Industry-level determinants of India’s vertical and horizontal IIT

2021 
This paper mitigates the gap in the Indian context about the non-consideration of vertical and horizontal intra-industry trade (IIT) distinctly in testing empirical hypotheses about industry-level determinants of IIT. Our study indicates that failure to segregate vertical and horizontal IIT from the total IIT possibly leads to potential bias in econometric results. Drawing on annual multilateral trade data encompassing two and half decades of the liberalization period, we find India’s IIT outpaced the growth of inter-industry trade over the years and its contribution mainly came from six manufacturing industry groups whose export baskets had been loaded with low vertically differentiated goods.
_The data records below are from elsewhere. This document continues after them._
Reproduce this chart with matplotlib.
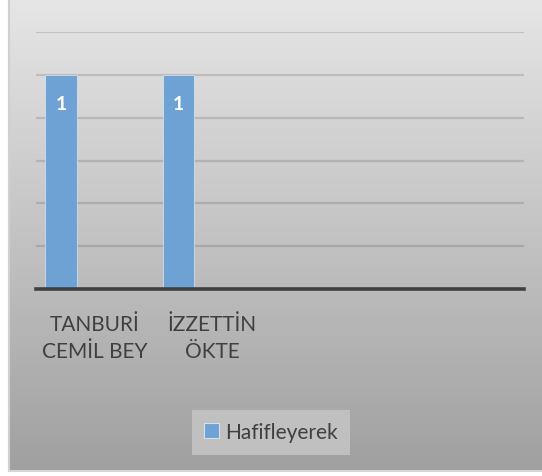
import numpy as np
import matplotlib
matplotlib.use("Agg")
import matplotlib.pyplot as plt
from matplotlib.lines import Line2D
from matplotlib.patches import Patch

# Chart data
categories = ["TANBURİ\nCEMİL BEY", "İZZETTİN\nÖKTE"]
series_name = "Hafifleyerek"
hafifleyerek = [1, 1]
y_ticks = [0, 0.2, 0.4, 0.6, 0.8, 1.0, 1.2]

plt.rcParams['font.family'] = ['Lato', 'DejaVu Sans']

W, H = 542, 477
fig = plt.figure(figsize=(W / 100, H / 100), dpi=100)
fig.patch.set_facecolor('white')

# Chart area with vertical gray gradient
bg = fig.add_axes([9 / W, 5 / H, 533 / W, 472 / H], zorder=0)
grad = np.linspace(230, 160, 256).reshape(-1, 1) / 255.0
bg.imshow(np.dstack([grad, grad, grad]), aspect='auto', extent=[0, 1, 0, 1],
          interpolation='bicubic')
bg.set_xlim(0, 1)
bg.set_ylim(0, 1)
bg.axis('off')

# Chart area border (left and bottom)
fig.add_artist(Line2D([9 / W, 9 / W], [5 / H, 1], transform=fig.transFigure,
                      color='#d0d0d0', lw=1.5))
fig.add_artist(Line2D([9 / W, 1], [5 / H, 5 / H], transform=fig.transFigure,
                      color='#d6d6d6', lw=1.5))

# Plot area
ax = fig.add_axes([36 / W, 1 - 290 / H, 488 / W, 257 / H], zorder=1)
ax.set_facecolor('none')

x = np.arange(len(categories))
bar_w = 0.27
offset = -0.285
bars = ax.bar(x + offset, hafifleyerek, width=bar_w, color='#6ea2d5',
              edgecolor=(1, 1, 1, 0.45), linewidth=0.8, zorder=3,
              label=series_name)

for rect, v in zip(bars, hafifleyerek):
    ax.text(rect.get_x() + rect.get_width() / 2, v - 0.135, f"{v}",
            ha='center', va='center', color='white', fontsize=14,
            fontweight='bold', zorder=4)

ax.set_xlim(-0.5, -0.5 + 488 / 117.3)
ax.set_ylim(0, 1.2)
ax.set_yticks(y_ticks)
ax.yaxis.grid(True, color='#000000', alpha=0.13, linewidth=1.6, zorder=0)
ax.set_axisbelow(True)
ax.tick_params(axis='y', length=0, labelleft=False)

ax.set_xticks(x)
ax.set_xticklabels(categories, fontsize=15, color='#404040', linespacing=1.45)
ax.tick_params(axis='x', length=0, pad=18)

for s in ['top', 'right', 'left']:
    ax.spines[s].set_visible(False)
ax.spines['bottom'].set_color('#404040')
ax.spines['bottom'].set_linewidth(2.6)
ax.spines['bottom'].set_zorder(5)

handle = Patch(facecolor='#6ea2d5', edgecolor=(1, 1, 1, 0.6), linewidth=0.8)
leg = fig.legend([handle], [series_name], loc='center',
                 bbox_to_anchor=(271 / W, 1 - 433 / H), frameon=True,
                 fancybox=False, fontsize=15, handlelength=0.7,
                 handleheight=0.7, handletextpad=0.3, borderpad=0.6,
                 labelcolor='#404040')
leg.get_frame().set_facecolor('#c0c0c0')
leg.get_frame().set_edgecolor('none')
leg.get_frame().set_alpha(1)

fig.savefig('out.png', dpi=100)
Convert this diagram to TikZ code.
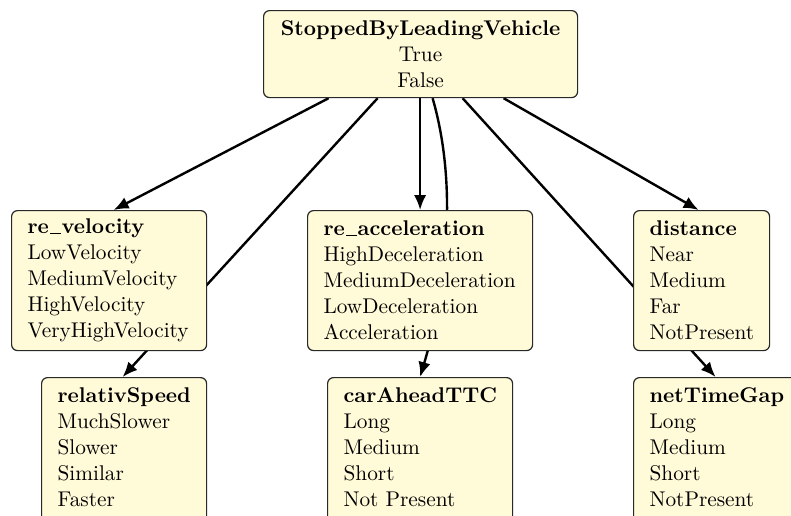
\documentclass[tikz,border=0pt]{standalone}
\usetikzlibrary{arrows.meta}
\pgfdeclarelayer{edges}
\pgfsetlayers{edges,main}
\definecolor{boxfill}{RGB}{255,250,216}
\definecolor{boxline}{RGB}{40,40,40}
% a low line like the classic \_ rule
\newcommand\lowbar{\leavevmode\kern.06em\vbox{\hrule width .5em height .55pt}\kern.04em}
\begin{document}
\begin{tikzpicture}[x=0.5pt,y=-0.5pt,
  font=\fontsize{10.65}{13}\selectfont,
  varbox/.style={draw=boxline, line width=0.6pt, fill=boxfill, rounded corners=3pt,
    anchor=north west, inner xsep=8pt, inner ysep=0pt, align=left, minimum height=70pt},
  lowbox/.style={varbox, minimum height=84pt},
  rootbox/.style={varbox, inner xsep=6pt, align=center, minimum height=43.5pt},
  link/.style={line width=1.2pt, -{Latex[length=7.5pt,width=6.2pt]}}]
\useasboundingbox (0,0) rectangle (791,515);

% root variable
\node[rootbox, text width=145pt] (stop) at (263,10)
  {\textbf{StoppedByLeadingVehicle}\\True\\False};

% middle row
\node[varbox, text width=81.5pt] (revel) at (11,210)
  {\textbf{re\lowbar velocity}\\LowVelocity\\MediumVelocity\\HighVelocity\\VeryHighVelocity};
\node[varbox, text width=96.5pt] (reacc) at (307,210)
  {\textbf{re\lowbar acceleration}\\HighDeceleration\\MediumDeceleration\\LowDeceleration\\Acceleration};
\node[varbox, text width=52pt] (dist) at (633,210)
  {\textbf{distance}\\Near\\Medium\\Far\\NotPresent};

% bottom row (boxes run past the lower edge)
\node[lowbox, text width=66.5pt] (relspeed) at (41,377)
  {\textbf{relativSpeed}\\MuchSlower\\Slower\\Similar\\Faster\par\vspace*{14pt}\hrule height 0pt width 0pt};
\node[lowbox, text width=76.5pt] (ttc) at (327,377)
  {\textbf{carAheadTTC}\\Long\\Medium\\Short\\Not Present\par\vspace*{14pt}\hrule height 0pt width 0pt};
\node[lowbox, text width=66pt] (gap) at (633,377)
  {\textbf{netTimeGap}\\Long\\Medium\\Short\\NotPresent\par\vspace*{14pt}\hrule height 0pt width 0pt};

% dependencies, drawn beneath the boxes
\begin{pgfonlayer}{edges}
  \draw[link] ([xshift=-46pt]stop.south) -- ([xshift=2.25pt]revel.north);
  \draw[link] ([xshift=-21.5pt]stop.south) -- ([xshift=-0.75pt]relspeed.north);
  \draw[link] (reacc.north |- stop.south) -- (reacc.north);
  \draw[link] ([xshift=6pt]stop.south) .. controls (462,200) and (440,310) .. (ttc.north);
  \draw[link] ([xshift=21pt]stop.south) -- (gap.north);
  \draw[link] ([xshift=41.5pt]stop.south) -- ([xshift=-1.5pt]dist.north);
\end{pgfonlayer}
\end{tikzpicture}
\end{document}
However, horizontal and high vertical IIT have gained some momentum since the end of the last decade. Given the fractional nature of our dependent variable, we initially estimate a (random effects) Tobit model followed by the Exponential Regression of Fractional Response model. The robust econometric findings show that product differentiation has a positive impact only on total IIT. Whereas vertical and horizontal IIT are promoted in industries with concentrated and competitive market structures, respectively. The prevalence of concentrated market structure indicates that (large) Indian firms sustain import competition by specializing in low vertically differentiated goods, as they efficiently adjust to resource reallocation.